A weird system of equations.

From the first equation we get that $x, y, z <\frac{1}{2}$ .

$x^{2}+y^{2}+z^{2}=\frac{3}{2} \times \frac{1}{6} = \frac{3}{2} (x^{3}+y^{3}+z^{3})$

Therefore $x^{2}(1-\frac{3}{2}x)+y^{2}(1-\frac{3}{2}y)+z^{2}(1-\frac{3}{2}z)=0$

But $1-\frac{3}{2}x> 1-\frac{3}{4} = \frac{1}{4}$

Therefore $x^{2}(1-\frac{3}{2}x)$ is greater than $0$ or equal to $0$ but $x^{2}(1-\frac{3}{2}x)+y^{2}(1-\frac{3}{2}y)+z^{2}(1-\frac{3}{2}z)=0$ so $x^{2}(1-\frac{3}{2}x)=0$ and this means $x=0, y=0, z=0$ which is not a solution.

Taking the double of each unknown shows that the sum of their sqares is 1, while the sum of the cubes is 8/6, i. e. greater than 1. This is absurd, since a higher power of a number below unity is smaller.

To build on Paul Gartner's solution:

Consider the transformation $(t,u,v) = 2*(x,y,z)$ . Then $t^2 + u^2 + v^2 = 1$ and $t^3 + u^3 + v^3 = \frac{4}{3}.$ The first equation here implies that all the variables are of magnitude at most 1, and thus $|t|^3 \leq |t|^2$ , and $|u|^3 \leq |u|^2$ and $|v|^3 \leq|v|^2$ .

This gives us the chain of inequalities:

$|t^3 + u^3 + v^3| \leq |t^3| + |u^3| + |v^3| \leq |t|^2 + |u|^2 + |v|^2 = t^2 + u^2 + v^2 = 1$

The first inequality is because $|a + b| \leq |a| + |b|$ for all real numbers $a,b$ . The second inequality is because the magnitudes of all the variables is bounded by 1. The absolute value signs may be removed because squaring the numbers makes them all non-negative.

In conclusion $|t^3 + u^3 +v^3| \leq 1 < 4/3$ , meaning no solution is possible.

Suppose, for contradiction, that $v=(x,y,z) \in R^{3}$ such that the system is satisfied by x,y,z. Then, $||v||_{2} = 4^{-\frac{1}{2}} = \frac{1}{2}, ||v||_{3} = 6^{-\frac{1}{3}}$ by the definition of the $L^{p}$ norms. Hence, $||v||_{3}\leq ||v||_{2}$ by the basic properties of $L^{p}$ norms. On the other hand, $6^{-\frac{1}{3}} > \frac{1}{2}$ . This is a contradiction.
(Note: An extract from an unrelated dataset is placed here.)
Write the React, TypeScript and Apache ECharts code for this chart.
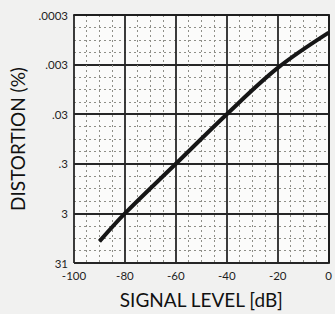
import React, { useEffect, useRef } from "react";
import * as echarts from "echarts";

const yTickLabels = [".0003", ".003", ".03", ".3", "3", "31"];
const baseDistortion = 0.0003;
const signalLevel = [-90, -80, -60, -40, -20, 0];
const distortion = [11, 3, 0.3, 0.03, 0.0035, 0.00068];

export default function App() {
  const ref = useRef<HTMLDivElement>(null);
  useEffect(() => {
    if (!ref.current) return;
    const chart = echarts.init(ref.current, undefined, { renderer: "svg" });
    const data = signalLevel.map((x, i) => [x, Math.log10(distortion[i] / baseDistortion)]);
    const font = "Lato, 'Open Sans', sans-serif";
    chart.setOption({
      animation: false,
      backgroundColor: "#f1f1f0",
      grid: { left: 69, top: 15, width: 265, height: 258, show: true, backgroundColor: "#fbfbfa", borderWidth: 0 },
      xAxis: {
        type: "value",
        min: -100,
        max: 0,
        interval: 20,
        name: "SIGNAL LEVEL [dB]",
        nameLocation: "middle",
        nameGap: 27,
        nameTextStyle: { fontFamily: font, fontSize: 19, color: "#111" },
        axisLine: { show: true, lineStyle: { color: "#1e1e1e", width: 2 } },
        axisTick: { show: false },
        axisLabel: { fontFamily: font, fontSize: 11.5, color: "#1e1e1e", margin: 6 },
        splitLine: { show: true, lineStyle: { color: "#262626", width: 1.8 } },
        minorTick: { show: false, splitNumber: 4 },
        minorSplitLine: { show: true, lineStyle: { color: "#8f8f88", width: 1, type: [2, 3] } },
      },
      yAxis: {
        type: "value",
        min: 0,
        max: 5,
        interval: 1,
        inverse: true,
        name: "DISTORTION (%)",
        nameLocation: "middle",
        nameGap: 47,
        nameRotate: 90,
        nameTextStyle: { fontFamily: font, fontSize: 19, color: "#111" },
        axisLine: { show: true, lineStyle: { color: "#1e1e1e", width: 2 } },
        axisTick: { show: false },
        axisLabel: {
          fontFamily: font,
          fontSize: 11.5,
          color: "#1e1e1e",
          margin: 6,
          formatter: (v: number) => yTickLabels[Math.round(v)] ?? "",
        },
        splitLine: { show: true, lineStyle: { color: "#262626", width: 1.8 } },
        minorTick: { show: false, splitNumber: 4 },
        minorSplitLine: { show: true, lineStyle: { color: "#8f8f88", width: 1, type: [2, 3] } },
      },
      series: [
        {
          type: "line",
          data,
          smooth: 0.35,
          showSymbol: false,
          lineStyle: { color: "#161616", width: 4 },
        },
      ],
    });
    return () => chart.dispose();
  }, []);
  return (
    <div
      ref={ref}
      style={{ position: "fixed", left: 0, top: 0, width: 335, height: 314 }}
    />
  );
}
Hence, no such vector solves the system; the system has no solutions.

$x^{3}+y^{3}+z^{3}=\frac{1}{6}$

$x^{2}+y^{2}+z^{2}=\frac{1}{4}$

Multiply the first equation by $\frac{3}{2}$ to get $\frac{3}{2}(x^{3}+y^{3}+z^{3})=\frac{1}{4}$ .

So $x^{2}+y^{2}+z^{2}=\frac{3}{2}(x^{3}+y^{3}+z^{3})=\frac{1}{4}$ .

Now rewrite like $\frac{3}{2}x\times x^{2}+\frac{3}{2}y\times y^{2}+\frac{3}{2}z\times z^{2}=x^{2}+y^{2}+z^{2}$ .

We see that $x=y=z=\frac{2}{3}$ which does not satisfy the system.

Wolfram Alpha

Shows no real roots

Let {x = a, y = b, z = c} by a solution. Then { x = a, y = c, z = b} would also be a solution. This implies the number of triplets be a multiple of 3!. The only possible answer given the choices is 0.

They are a pair of concentric spheres with different radios, so, there is not interception.

My fault,I read the coefficients in a wrong way. Downvote to myself

We can solve it by it's geometric meaning. So, the answer is just the number of these 2 graphs' intersections.

The first equation stands for a spherical surface, whose radius equals $\frac{1}{2}$ , it's highly symmetrical. :)

The second equation is also symmetrical, which means, if you found a solution/point $(x_{0}, y_{0}, z_{0})$ in octant I (where $x>0, y>0 and z>0$ ) , just rotate it 2 times through the line $x=y=z$ , and you will get another 2 solutions, they are $(y_{0}, z_{0}, x_{0})$ and $(z_{0}, x_{0}, y_{0})$ . (only when that point does not belong to the line).

So the answer can be divided by 3! without remainder.

Assume that $x = y = z = \frac{\sqrt{3}}{6}$ , this does not satisfy the second equation.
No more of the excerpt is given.